--- Data ---
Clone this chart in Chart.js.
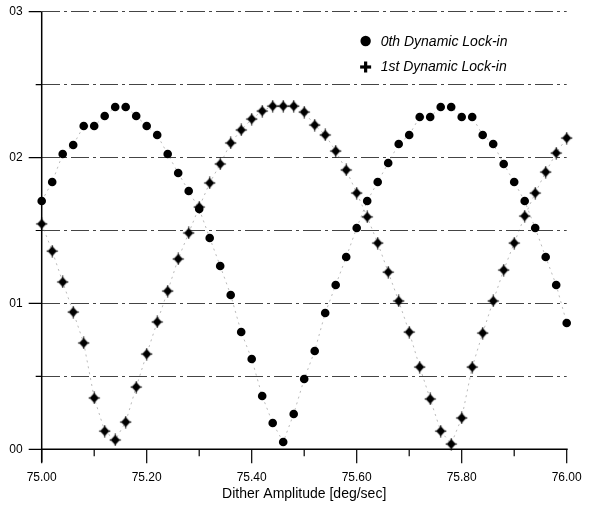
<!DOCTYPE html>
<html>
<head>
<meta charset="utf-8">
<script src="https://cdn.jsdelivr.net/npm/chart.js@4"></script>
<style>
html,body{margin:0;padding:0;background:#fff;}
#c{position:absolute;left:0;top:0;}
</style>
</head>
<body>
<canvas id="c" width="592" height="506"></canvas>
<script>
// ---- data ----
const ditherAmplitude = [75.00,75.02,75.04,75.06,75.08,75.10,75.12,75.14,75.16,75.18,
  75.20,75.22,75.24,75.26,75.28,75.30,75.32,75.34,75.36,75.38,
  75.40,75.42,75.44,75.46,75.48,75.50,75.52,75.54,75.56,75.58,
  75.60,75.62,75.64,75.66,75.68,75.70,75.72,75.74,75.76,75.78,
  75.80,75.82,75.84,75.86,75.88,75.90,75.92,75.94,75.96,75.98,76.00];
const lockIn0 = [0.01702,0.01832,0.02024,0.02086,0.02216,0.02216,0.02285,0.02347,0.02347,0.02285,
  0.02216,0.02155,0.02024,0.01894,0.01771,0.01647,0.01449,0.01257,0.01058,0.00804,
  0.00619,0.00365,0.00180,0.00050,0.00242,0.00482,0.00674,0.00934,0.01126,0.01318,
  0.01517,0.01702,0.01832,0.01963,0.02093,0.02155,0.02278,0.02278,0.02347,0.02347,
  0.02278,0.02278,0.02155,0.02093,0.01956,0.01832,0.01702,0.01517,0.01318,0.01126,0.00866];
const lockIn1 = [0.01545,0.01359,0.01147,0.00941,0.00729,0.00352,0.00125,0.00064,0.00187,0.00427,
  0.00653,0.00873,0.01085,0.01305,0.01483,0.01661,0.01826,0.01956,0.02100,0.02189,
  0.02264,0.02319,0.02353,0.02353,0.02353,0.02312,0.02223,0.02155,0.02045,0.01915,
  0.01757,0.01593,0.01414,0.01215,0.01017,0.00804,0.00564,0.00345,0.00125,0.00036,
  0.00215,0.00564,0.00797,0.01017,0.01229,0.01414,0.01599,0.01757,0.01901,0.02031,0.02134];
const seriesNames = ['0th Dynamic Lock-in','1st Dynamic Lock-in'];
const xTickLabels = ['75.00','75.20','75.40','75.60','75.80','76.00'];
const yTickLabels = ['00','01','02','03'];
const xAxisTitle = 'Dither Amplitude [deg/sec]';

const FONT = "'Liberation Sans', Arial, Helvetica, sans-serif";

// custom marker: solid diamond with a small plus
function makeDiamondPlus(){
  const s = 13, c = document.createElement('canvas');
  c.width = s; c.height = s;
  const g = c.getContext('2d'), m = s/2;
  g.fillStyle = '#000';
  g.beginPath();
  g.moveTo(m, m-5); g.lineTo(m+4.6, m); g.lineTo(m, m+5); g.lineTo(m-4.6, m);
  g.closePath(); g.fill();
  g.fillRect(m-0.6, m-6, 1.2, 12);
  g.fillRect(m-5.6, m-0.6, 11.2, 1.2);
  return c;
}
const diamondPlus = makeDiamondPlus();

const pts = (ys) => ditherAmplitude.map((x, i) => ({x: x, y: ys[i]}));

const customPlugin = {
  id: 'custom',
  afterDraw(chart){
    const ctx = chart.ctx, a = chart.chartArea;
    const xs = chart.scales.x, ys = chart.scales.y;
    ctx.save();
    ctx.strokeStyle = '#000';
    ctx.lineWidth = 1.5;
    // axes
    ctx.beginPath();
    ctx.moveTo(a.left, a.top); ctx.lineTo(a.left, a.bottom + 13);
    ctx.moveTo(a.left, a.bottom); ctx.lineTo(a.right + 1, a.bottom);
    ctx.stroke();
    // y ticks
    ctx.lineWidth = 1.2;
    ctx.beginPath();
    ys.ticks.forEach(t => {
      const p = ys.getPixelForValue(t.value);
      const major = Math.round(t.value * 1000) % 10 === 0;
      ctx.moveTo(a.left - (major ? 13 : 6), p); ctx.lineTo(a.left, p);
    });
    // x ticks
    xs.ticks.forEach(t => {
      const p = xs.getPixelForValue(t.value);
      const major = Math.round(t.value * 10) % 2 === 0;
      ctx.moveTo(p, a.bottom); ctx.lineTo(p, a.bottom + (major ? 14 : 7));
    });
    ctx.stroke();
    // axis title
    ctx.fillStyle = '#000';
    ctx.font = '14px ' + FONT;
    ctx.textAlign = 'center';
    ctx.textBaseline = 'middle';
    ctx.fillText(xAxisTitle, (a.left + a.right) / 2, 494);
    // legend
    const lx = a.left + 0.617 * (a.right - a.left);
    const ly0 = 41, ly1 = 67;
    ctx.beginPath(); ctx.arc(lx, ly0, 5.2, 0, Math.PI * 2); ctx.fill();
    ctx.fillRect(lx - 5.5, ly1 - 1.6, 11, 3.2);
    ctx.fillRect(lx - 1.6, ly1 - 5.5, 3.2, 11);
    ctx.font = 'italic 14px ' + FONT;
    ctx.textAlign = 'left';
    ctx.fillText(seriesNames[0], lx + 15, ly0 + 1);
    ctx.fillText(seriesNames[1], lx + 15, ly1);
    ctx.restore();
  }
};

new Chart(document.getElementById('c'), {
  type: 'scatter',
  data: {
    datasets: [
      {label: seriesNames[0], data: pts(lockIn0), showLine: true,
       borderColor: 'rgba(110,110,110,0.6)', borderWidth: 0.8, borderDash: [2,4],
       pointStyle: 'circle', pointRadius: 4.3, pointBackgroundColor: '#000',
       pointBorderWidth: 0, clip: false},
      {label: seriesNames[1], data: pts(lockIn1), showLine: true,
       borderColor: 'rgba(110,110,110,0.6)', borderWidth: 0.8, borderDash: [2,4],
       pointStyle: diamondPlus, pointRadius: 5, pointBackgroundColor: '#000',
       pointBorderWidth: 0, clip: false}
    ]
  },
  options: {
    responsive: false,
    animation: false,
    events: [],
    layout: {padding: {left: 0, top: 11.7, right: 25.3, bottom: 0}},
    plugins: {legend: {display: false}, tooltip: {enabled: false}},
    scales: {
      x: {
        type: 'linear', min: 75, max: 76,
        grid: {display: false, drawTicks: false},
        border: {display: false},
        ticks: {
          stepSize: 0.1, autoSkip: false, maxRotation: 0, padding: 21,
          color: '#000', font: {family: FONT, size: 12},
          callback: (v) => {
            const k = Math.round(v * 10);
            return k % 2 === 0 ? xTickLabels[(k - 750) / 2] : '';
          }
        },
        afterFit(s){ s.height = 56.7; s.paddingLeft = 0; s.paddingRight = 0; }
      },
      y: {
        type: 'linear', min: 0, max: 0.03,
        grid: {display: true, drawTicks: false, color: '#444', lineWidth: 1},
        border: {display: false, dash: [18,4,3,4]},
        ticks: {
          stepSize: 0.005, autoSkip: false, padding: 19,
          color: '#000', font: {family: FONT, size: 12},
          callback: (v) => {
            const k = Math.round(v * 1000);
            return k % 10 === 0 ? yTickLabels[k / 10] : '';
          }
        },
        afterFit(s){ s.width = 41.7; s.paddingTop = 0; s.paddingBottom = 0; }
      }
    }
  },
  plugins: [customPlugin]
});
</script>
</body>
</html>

--- Problem ---
Every line above should be repeated exactly; pictures stay out of the copy.

--- Answer below ---
Clone this chart in Chart.js.
<!DOCTYPE html>
<html>
<head>
<meta charset="utf-8">
<script src="https://cdn.jsdelivr.net/npm/chart.js@4"></script>
<style>
html,body{margin:0;padding:0;background:#fff;}
#c{position:absolute;left:0;top:0;}
</style>
</head>
<body>
<canvas id="c" width="592" height="506"></canvas>
<script>
// ---- data ----
const ditherAmplitude = [75.00,75.02,75.04,75.06,75.08,75.10,75.12,75.14,75.16,75.18,
  75.20,75.22,75.24,75.26,75.28,75.30,75.32,75.34,75.36,75.38,
  75.40,75.42,75.44,75.46,75.48,75.50,75.52,75.54,75.56,75.58,
  75.60,75.62,75.64,75.66,75.68,75.70,75.72,75.74,75.76,75.78,
  75.80,75.82,75.84,75.86,75.88,75.90,75.92,75.94,75.96,75.98,76.00];
const lockIn0 = [0.01702,0.01832,0.02024,0.02086,0.02216,0.02216,0.02285,0.02347,0.02347,0.02285,
  0.02216,0.02155,0.02024,0.01894,0.01771,0.01647,0.01449,0.01257,0.01058,0.00804,
  0.00619,0.00365,0.00180,0.00050,0.00242,0.00482,0.00674,0.00934,0.01126,0.01318,
  0.01517,0.01702,0.01832,0.01963,0.02093,0.02155,0.02278,0.02278,0.02347,0.02347,
  0.02278,0.02278,0.02155,0.02093,0.01956,0.01832,0.01702,0.01517,0.01318,0.01126,0.00866];
const lockIn1 = [0.01545,0.01359,0.01147,0.00941,0.00729,0.00352,0.00125,0.00064,0.00187,0.00427,
  0.00653,0.00873,0.01085,0.01305,0.01483,0.01661,0.01826,0.01956,0.02100,0.02189,
  0.02264,0.02319,0.02353,0.02353,0.02353,0.02312,0.02223,0.02155,0.02045,0.01915,
  0.01757,0.01593,0.01414,0.01215,0.01017,0.00804,0.00564,0.00345,0.00125,0.00036,
  0.00215,0.00564,0.00797,0.01017,0.01229,0.01414,0.01599,0.01757,0.01901,0.02031,0.02134];
const seriesNames = ['0th Dynamic Lock-in','1st Dynamic Lock-in'];
const xTickLabels = ['75.00','75.20','75.40','75.60','75.80','76.00'];
const yTickLabels = ['00','01','02','03'];
const xAxisTitle = 'Dither Amplitude [deg/sec]';

const FONT = "'Liberation Sans', Arial, Helvetica, sans-serif";

// custom marker: solid diamond with a small plus
function makeDiamondPlus(){
  const s = 13, c = document.createElement('canvas');
  c.width = s; c.height = s;
  const g = c.getContext('2d'), m = s/2;
  g.fillStyle = '#000';
  g.beginPath();
  g.moveTo(m, m-5); g.lineTo(m+4.6, m); g.lineTo(m, m+5); g.lineTo(m-4.6, m);
  g.closePath(); g.fill();
  g.fillRect(m-0.6, m-6, 1.2, 12);
  g.fillRect(m-5.6, m-0.6, 11.2, 1.2);
  return c;
}
const diamondPlus = makeDiamondPlus();

const pts = (ys) => ditherAmplitude.map((x, i) => ({x: x, y: ys[i]}));

const customPlugin = {
  id: 'custom',
  afterDraw(chart){
    const ctx = chart.ctx, a = chart.chartArea;
    const xs = chart.scales.x, ys = chart.scales.y;
    ctx.save();
    ctx.strokeStyle = '#000';
    ctx.lineWidth = 1.5;
    // axes
    ctx.beginPath();
    ctx.moveTo(a.left, a.top); ctx.lineTo(a.left, a.bottom + 13);
    ctx.moveTo(a.left, a.bottom); ctx.lineTo(a.right + 1, a.bottom);
    ctx.stroke();
    // y ticks
    ctx.lineWidth = 1.2;
    ctx.beginPath();
    ys.ticks.forEach(t => {
      const p = ys.getPixelForValue(t.value);
      const major = Math.round(t.value * 1000) % 10 === 0;
      ctx.moveTo(a.left - (major ? 13 : 6), p); ctx.lineTo(a.left, p);
    });
    // x ticks
    xs.ticks.forEach(t => {
      const p = xs.getPixelForValue(t.value);
      const major = Math.round(t.value * 10) % 2 === 0;
      ctx.moveTo(p, a.bottom); ctx.lineTo(p, a.bottom + (major ? 14 : 7));
    });
    ctx.stroke();
    // axis title
    ctx.fillStyle = '#000';
    ctx.font = '14px ' + FONT;
    ctx.textAlign = 'center';
    ctx.textBaseline = 'middle';
    ctx.fillText(xAxisTitle, (a.left + a.right) / 2, 494);
    // legend
    const lx = a.left + 0.617 * (a.right - a.left);
    const ly0 = 41, ly1 = 67;
    ctx.beginPath(); ctx.arc(lx, ly0, 5.2, 0, Math.PI * 2); ctx.fill();
    ctx.fillRect(lx - 5.5, ly1 - 1.6, 11, 3.2);
    ctx.fillRect(lx - 1.6, ly1 - 5.5, 3.2, 11);
    ctx.font = 'italic 14px ' + FONT;
    ctx.textAlign = 'left';
    ctx.fillText(seriesNames[0], lx + 15, ly0 + 1);
    ctx.fillText(seriesNames[1], lx + 15, ly1);
    ctx.restore();
  }
};

new Chart(document.getElementById('c'), {
  type: 'scatter',
  data: {
    datasets: [
      {label: seriesNames[0], data: pts(lockIn0), showLine: true,
       borderColor: 'rgba(110,110,110,0.6)', borderWidth: 0.8, borderDash: [2,4],
       pointStyle: 'circle', pointRadius: 4.3, pointBackgroundColor: '#000',
       pointBorderWidth: 0, clip: false},
      {label: seriesNames[1], data: pts(lockIn1), showLine: true,
       borderColor: 'rgba(110,110,110,0.6)', borderWidth: 0.8, borderDash: [2,4],
       pointStyle: diamondPlus, pointRadius: 5, pointBackgroundColor: '#000',
       pointBorderWidth: 0, clip: false}
    ]
  },
  options: {
    responsive: false,
    animation: false,
    events: [],
    layout: {padding: {left: 0, top: 11.7, right: 25.3, bottom: 0}},
    plugins: {legend: {display: false}, tooltip: {enabled: false}},
    scales: {
      x: {
        type: 'linear', min: 75, max: 76,
        grid: {display: false, drawTicks: false},
        border: {display: false},
        ticks: {
          stepSize: 0.1, autoSkip: false, maxRotation: 0, padding: 21,
          color: '#000', font: {family: FONT, size: 12},
          callback: (v) => {
            const k = Math.round(v * 10);
            return k % 2 === 0 ? xTickLabels[(k - 750) / 2] : '';
          }
        },
        afterFit(s){ s.height = 56.7; s.paddingLeft = 0; s.paddingRight = 0; }
      },
      y: {
        type: 'linear', min: 0, max: 0.03,
        grid: {display: true, drawTicks: false, color: '#444', lineWidth: 1},
        border: {display: false, dash: [18,4,3,4]},
        ticks: {
          stepSize: 0.005, autoSkip: false, padding: 19,
          color: '#000', font: {family: FONT, size: 12},
          callback: (v) => {
            const k = Math.round(v * 1000);
            return k % 10 === 0 ? yTickLabels[k / 10] : '';
          }
        },
        afterFit(s){ s.width = 41.7; s.paddingTop = 0; s.paddingBottom = 0; }
      }
    }
  },
  plugins: [customPlugin]
});
</script>
</body>
</html>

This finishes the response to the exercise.